**DATA EXCERPT:**
=-=-=-=-=
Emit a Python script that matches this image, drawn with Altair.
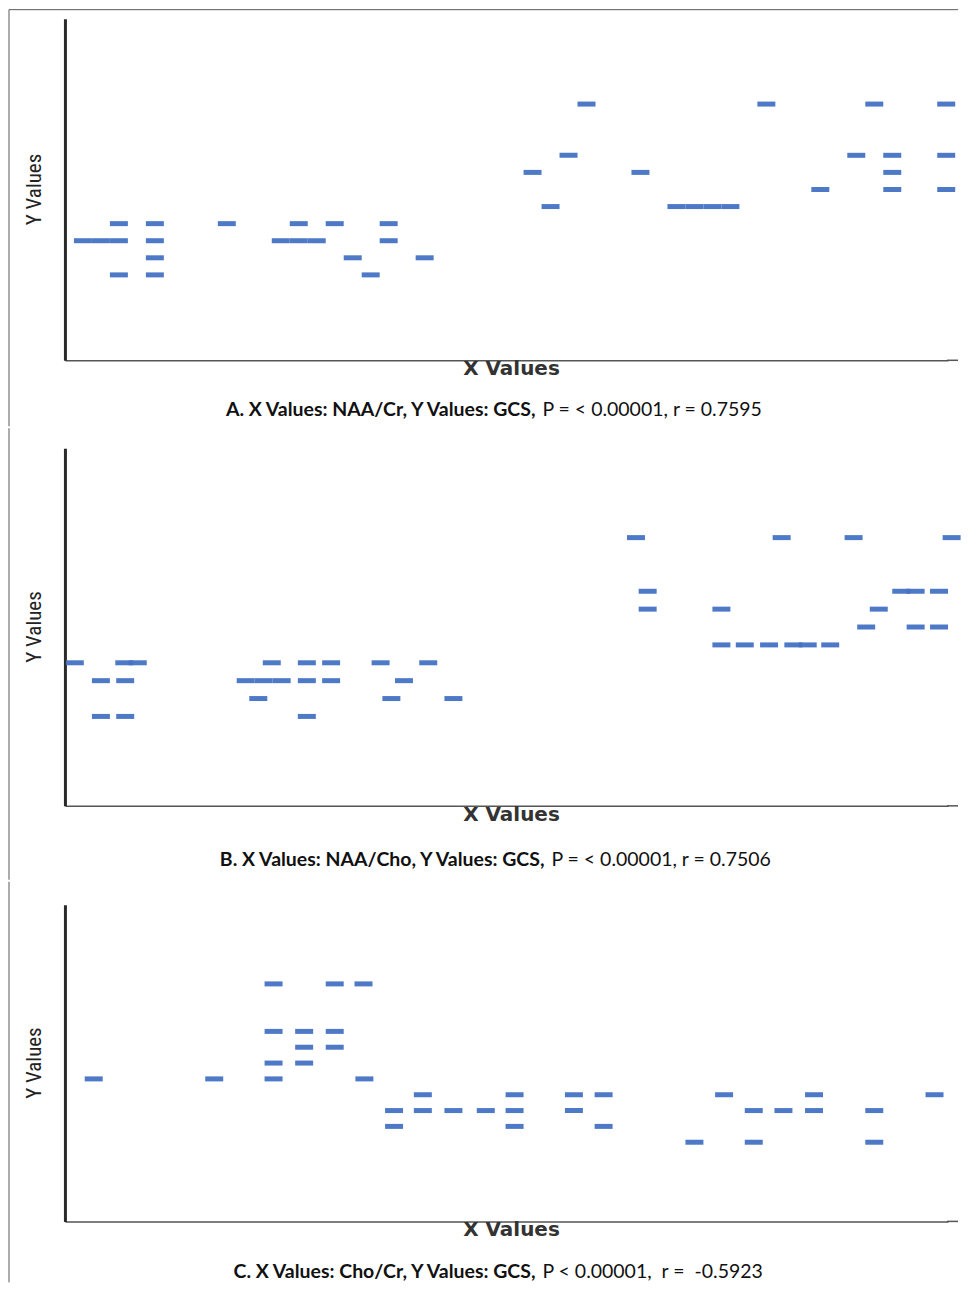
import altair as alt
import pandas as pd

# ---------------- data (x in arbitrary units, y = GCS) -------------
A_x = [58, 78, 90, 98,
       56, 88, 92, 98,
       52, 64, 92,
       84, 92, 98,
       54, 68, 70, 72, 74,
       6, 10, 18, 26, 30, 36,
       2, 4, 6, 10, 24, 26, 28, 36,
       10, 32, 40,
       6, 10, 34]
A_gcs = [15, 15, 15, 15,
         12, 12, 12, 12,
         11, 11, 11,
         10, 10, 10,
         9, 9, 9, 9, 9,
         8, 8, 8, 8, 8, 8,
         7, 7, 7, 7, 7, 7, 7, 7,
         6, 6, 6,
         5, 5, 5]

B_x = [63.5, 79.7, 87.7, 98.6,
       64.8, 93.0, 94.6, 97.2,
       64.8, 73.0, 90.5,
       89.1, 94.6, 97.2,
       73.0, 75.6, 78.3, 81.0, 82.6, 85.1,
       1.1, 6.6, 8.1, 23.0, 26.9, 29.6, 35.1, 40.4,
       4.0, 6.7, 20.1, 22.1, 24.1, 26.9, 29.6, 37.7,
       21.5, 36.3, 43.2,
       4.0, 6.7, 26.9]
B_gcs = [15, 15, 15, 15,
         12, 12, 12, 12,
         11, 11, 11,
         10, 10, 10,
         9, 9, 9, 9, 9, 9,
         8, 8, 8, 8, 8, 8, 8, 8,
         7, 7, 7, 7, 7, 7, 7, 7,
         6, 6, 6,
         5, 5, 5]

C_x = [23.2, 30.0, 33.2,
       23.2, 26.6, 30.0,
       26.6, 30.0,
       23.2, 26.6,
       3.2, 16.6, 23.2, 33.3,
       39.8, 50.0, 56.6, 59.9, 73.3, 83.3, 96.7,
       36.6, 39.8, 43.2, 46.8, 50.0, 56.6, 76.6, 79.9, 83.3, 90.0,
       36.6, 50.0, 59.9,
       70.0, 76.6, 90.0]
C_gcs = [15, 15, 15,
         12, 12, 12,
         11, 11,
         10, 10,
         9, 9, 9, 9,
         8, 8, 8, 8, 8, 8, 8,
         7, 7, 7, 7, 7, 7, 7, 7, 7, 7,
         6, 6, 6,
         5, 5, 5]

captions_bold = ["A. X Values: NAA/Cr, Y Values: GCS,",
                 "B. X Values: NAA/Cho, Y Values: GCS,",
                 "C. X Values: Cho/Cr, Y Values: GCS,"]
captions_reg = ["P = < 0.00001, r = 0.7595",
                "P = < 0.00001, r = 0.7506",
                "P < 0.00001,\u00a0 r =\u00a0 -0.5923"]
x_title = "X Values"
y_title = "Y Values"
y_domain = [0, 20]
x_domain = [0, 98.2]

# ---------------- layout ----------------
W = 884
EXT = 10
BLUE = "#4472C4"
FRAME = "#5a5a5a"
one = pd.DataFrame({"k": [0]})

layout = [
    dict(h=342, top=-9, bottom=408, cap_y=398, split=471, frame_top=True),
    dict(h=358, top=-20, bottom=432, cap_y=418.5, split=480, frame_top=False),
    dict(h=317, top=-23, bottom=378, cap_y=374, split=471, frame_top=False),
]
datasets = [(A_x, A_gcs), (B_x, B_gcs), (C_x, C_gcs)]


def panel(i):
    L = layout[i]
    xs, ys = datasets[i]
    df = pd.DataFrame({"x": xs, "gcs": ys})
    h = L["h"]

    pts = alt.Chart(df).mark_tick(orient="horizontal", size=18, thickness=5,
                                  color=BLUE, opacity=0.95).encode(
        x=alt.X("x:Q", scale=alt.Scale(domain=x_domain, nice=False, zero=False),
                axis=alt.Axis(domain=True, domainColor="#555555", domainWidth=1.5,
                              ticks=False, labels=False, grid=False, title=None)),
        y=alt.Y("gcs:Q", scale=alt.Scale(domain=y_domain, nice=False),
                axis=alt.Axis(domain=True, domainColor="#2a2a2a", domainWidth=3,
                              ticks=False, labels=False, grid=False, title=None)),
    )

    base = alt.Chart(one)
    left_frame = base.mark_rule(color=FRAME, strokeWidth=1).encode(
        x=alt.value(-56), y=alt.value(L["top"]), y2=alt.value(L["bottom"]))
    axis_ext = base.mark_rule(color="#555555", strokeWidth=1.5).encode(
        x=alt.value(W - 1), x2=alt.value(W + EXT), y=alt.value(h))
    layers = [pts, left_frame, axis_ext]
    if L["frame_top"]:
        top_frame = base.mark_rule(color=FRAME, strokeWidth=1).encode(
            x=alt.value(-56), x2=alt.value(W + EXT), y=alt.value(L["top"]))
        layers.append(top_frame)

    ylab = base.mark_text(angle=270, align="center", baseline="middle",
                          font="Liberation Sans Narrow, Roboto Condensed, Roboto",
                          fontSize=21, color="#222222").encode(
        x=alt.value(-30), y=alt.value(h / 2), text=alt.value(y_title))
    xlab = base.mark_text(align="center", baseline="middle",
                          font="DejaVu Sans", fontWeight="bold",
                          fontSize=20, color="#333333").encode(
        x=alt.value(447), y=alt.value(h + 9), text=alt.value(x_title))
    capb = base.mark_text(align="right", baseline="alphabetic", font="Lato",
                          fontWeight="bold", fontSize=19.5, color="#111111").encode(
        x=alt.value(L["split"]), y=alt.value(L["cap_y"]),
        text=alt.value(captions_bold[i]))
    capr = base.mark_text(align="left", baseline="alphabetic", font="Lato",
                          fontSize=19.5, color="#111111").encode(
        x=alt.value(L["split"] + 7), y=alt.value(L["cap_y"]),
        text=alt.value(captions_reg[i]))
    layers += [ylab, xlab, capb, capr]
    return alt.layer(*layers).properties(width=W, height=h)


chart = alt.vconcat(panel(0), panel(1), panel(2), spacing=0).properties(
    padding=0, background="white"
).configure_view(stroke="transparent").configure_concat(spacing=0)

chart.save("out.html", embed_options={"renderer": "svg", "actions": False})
=-=-=-=-=
**WRITTEN INSTRUCTION:** Write out, word for word, the lines from the start of the data through the one holding "import pandas as pd". Omit pictures.

**WRITTEN ANSWER:**
Emit a Python script that matches this image, drawn with Altair.
import altair as alt
import pandas as pd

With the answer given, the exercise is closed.